◆ **EXERCISE TASK**
Determine how many lines in these records hold "this". Only the number is wanted.

(Entries with chart source code)
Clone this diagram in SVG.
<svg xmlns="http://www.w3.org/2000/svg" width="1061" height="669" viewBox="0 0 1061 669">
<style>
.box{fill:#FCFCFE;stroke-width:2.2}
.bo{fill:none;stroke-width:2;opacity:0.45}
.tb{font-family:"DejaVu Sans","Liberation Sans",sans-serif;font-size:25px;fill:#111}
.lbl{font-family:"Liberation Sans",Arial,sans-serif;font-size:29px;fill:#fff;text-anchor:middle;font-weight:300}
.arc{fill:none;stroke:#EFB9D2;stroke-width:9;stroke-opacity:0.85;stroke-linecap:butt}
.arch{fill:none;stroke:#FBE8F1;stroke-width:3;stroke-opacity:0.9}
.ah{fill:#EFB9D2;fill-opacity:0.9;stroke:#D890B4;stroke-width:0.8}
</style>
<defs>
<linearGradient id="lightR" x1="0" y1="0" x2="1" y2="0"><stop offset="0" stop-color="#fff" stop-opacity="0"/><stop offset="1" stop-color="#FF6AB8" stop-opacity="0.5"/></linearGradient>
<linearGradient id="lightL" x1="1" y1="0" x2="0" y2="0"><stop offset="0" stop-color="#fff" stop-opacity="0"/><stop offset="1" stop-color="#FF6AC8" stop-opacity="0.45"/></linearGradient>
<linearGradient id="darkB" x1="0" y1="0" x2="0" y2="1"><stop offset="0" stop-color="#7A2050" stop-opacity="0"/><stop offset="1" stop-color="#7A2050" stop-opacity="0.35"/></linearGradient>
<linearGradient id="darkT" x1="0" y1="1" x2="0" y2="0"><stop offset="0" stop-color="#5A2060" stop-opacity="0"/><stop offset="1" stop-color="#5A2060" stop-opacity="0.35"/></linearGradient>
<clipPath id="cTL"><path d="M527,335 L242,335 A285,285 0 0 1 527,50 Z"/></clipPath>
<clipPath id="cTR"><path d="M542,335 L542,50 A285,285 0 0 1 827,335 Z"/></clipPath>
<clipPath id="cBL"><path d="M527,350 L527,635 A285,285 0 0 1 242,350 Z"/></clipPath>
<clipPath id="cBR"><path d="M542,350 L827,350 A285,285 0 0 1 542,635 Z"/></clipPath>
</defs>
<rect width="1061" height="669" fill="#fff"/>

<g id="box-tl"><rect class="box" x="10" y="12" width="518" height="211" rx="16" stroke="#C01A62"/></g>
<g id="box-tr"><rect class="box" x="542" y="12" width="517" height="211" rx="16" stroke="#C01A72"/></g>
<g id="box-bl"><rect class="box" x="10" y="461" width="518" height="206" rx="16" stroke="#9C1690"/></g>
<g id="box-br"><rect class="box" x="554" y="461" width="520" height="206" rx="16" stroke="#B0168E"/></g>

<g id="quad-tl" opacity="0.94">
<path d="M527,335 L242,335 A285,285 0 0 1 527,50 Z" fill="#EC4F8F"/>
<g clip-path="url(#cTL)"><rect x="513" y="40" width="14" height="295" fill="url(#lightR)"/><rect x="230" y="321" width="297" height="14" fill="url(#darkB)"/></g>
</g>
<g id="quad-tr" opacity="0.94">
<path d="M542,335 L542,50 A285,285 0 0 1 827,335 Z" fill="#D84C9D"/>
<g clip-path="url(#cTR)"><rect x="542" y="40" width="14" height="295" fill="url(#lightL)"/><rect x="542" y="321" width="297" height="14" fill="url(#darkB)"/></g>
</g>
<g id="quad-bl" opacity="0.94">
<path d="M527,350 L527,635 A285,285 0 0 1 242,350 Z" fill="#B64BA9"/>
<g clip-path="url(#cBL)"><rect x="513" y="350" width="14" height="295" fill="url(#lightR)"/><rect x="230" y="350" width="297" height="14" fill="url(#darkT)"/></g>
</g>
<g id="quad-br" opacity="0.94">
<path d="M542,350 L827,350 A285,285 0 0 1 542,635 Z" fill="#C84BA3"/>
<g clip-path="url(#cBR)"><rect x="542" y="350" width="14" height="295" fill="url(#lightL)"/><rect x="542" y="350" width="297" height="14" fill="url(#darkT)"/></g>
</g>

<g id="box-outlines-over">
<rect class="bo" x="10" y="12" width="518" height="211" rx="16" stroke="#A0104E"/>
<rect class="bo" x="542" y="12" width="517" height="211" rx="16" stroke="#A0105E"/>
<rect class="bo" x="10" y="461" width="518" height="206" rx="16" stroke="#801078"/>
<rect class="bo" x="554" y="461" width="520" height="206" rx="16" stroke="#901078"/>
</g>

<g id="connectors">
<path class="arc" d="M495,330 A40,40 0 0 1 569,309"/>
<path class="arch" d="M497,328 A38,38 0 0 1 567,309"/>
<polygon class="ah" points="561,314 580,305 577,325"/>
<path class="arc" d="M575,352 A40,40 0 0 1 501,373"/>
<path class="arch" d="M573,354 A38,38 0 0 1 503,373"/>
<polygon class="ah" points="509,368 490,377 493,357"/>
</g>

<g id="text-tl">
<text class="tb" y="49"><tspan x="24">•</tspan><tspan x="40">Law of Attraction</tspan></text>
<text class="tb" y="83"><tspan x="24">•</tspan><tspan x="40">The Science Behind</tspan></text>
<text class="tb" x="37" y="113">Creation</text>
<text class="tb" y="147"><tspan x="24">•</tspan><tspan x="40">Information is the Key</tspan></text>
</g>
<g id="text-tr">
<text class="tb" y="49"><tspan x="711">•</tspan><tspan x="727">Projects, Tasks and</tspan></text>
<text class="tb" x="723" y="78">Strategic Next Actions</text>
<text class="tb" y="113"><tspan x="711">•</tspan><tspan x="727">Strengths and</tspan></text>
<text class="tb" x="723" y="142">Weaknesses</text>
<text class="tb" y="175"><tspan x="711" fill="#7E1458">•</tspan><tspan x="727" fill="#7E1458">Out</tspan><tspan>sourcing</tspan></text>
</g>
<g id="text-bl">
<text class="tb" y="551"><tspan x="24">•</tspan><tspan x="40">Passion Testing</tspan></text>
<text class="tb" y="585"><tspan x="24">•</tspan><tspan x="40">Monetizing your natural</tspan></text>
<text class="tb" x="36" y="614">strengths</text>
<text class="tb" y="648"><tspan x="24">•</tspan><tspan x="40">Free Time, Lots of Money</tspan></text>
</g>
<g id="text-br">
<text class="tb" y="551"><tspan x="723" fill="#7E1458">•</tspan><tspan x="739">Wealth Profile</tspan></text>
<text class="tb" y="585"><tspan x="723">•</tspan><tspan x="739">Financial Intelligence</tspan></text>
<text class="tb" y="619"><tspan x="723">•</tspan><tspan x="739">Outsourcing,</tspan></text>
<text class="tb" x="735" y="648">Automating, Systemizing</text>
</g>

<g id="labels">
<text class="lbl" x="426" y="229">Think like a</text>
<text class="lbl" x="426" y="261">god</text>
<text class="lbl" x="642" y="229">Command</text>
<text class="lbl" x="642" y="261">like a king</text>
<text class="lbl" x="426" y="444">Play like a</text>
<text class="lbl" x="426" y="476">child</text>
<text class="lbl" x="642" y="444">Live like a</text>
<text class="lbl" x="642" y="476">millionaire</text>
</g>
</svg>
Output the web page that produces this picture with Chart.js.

◆ **RESULT OF THE TASK**
2